2. Financial Exclusion
Tackling "financial exclusion" has been a key part of the Scottish Executive's social inclusion strategy. It covers the difficulty, for many people on low incomes or in areas of urban or rural deprivation, of getting access to basic financial services - bank accounts, reasonably cheap credit, basic insurance, etc.
The extra cost of not having a bank account is estimated at £5 per week (a significant factor for people living on benefit); lack of insurance can transform a minor accident like a leaky washing machine into a serious problem; and lack of available credit pushes people into the hands of loan sharks.
A group from the churches met with the Executive to discuss this, and the part that churches can play in tackling the problem. Churches have had a significant role in developing credit unions, which can make a significant contribution here; the group encouraged the Executive to look at ways of giving support to credit unions (eg through start-up grants, help with training, and modifying the current legal framework to allow credit unions to develop other services, such as insurance, for their members).
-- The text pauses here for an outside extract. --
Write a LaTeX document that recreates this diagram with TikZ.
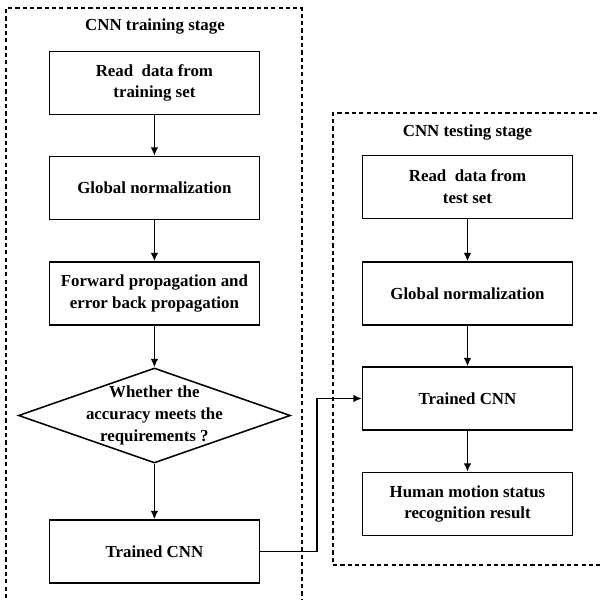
\documentclass[tikz,border=0pt]{standalone}
\usepackage{fontspec}
\setmainfont{Liberation Serif}
\usetikzlibrary{shapes.geometric, arrows.meta}

\tikzset{
	stage/.style={draw=black, line width=1.1pt, dash pattern=on 3pt off 2.2pt},
	stepbox/.style={draw=black, line width=1.1pt, minimum width=5.25cm, minimum height=1.575cm, align=center, font=\fontsize{12}{15.5}\selectfont\bfseries},
	title/.style={font=\fontsize{12}{15.5}\selectfont\bfseries},
	flow/.style={-{Latex[length=6pt,width=5.5pt]}, line width=1.1pt, black}
}

\begin{document}
\begin{tikzpicture}
				
				\useasboundingbox (0,0) rectangle (15,15);
				
				% dashed stage frames
				\draw[stage] (0.15,-0.5) -- (0.15,14.8) -- (7.55,14.8) -- (7.55,-0.5);
				\draw[stage] (15.3,12.175) -- (8.325,12.175) -- (8.325,0.875) -- (15.3,0.875);
				
				\node[title] (traintitle) at (3.875,14.325) {CNN training stage};
				
				\node[stepbox] (readtrain) at (3.86,12.925) {Read \ data from\\training set};
				
				\node[stepbox] (normtrain) at (3.86,10.3) {Global normalization};
				
				\node[stepbox] (propagate) at (3.86,7.6625) {Forward propagation and\\error back propagation};
				
				\node[diamond, draw=black, line width=1.1pt, minimum width=6.8cm, minimum height=2.375cm, inner sep=0pt] (check) at (3.86,4.6125) {};
				
				\node[title, align=center] (checktext) at (check.center) {Whether the\\accuracy meets the\\requirements ?};
				
				\node[stepbox] (trainedL) at (3.86,1.2125) {Trained CNN};
				
				\node[title] (testtitle) at (11.6875,11.675) {CNN testing stage};
				
				\node[stepbox] (readtest) at (11.6875,10.325) {Read \ data from\\test set};
				
				\node[stepbox] (normtest) at (11.6875,7.6625) {Global normalization};
				
				\node[stepbox] (trainedR) at (11.6875,5.0375) {Trained CNN};
				
				\node[stepbox] (result) at (11.6875,2.4) {Human motion status\\recognition result};
				
				\coordinate (turn) at (7.925,3);
				
				\draw[flow] (readtrain) -- (normtrain);
				\draw[flow] (normtrain) -- (propagate);
				\draw[flow] (propagate) -- (check);
				\draw[flow] (check) -- (trainedL);
				
				\draw[flow] (readtest) -- (normtest);
				\draw[flow] (normtest) -- (trainedR);
				\draw[flow] (trainedR) -- (result);
				
				\draw[flow] (trainedL.east) -| (turn |- trainedR.west) -- (trainedR.west);
				
\end{tikzpicture}
\end{document}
As part of their Social Justice strategy, the Executive is working with Money Advice Scotland to establish a Scottish Debtline, and doing research on what people in local communities want in terms of financial services. Along with the UK government, the Executive has also recently announced proposals for a post-office based "Universal Bank" specialising in providing banking services to those on low incomes. In some ways, this seems like re-inventing the Savings Bank, which originated as the idea of a CofS minister tackling the financial exclusion of his day but is now geared to more profitable markets.
3. Warrant Sales
The Abolition of Poindings and Warrant Sales Bill proposes to remove from the available forms of "diligence" (ie legal debt recovery) the procedure for the identifying and enforced sale of items of a debtor's property to go towards meeting debts. Certain personal items are exempt from this, and the Executive has recently added televisions, radios, microwave ovens, telephones and computers to the list of goods exempt from sale.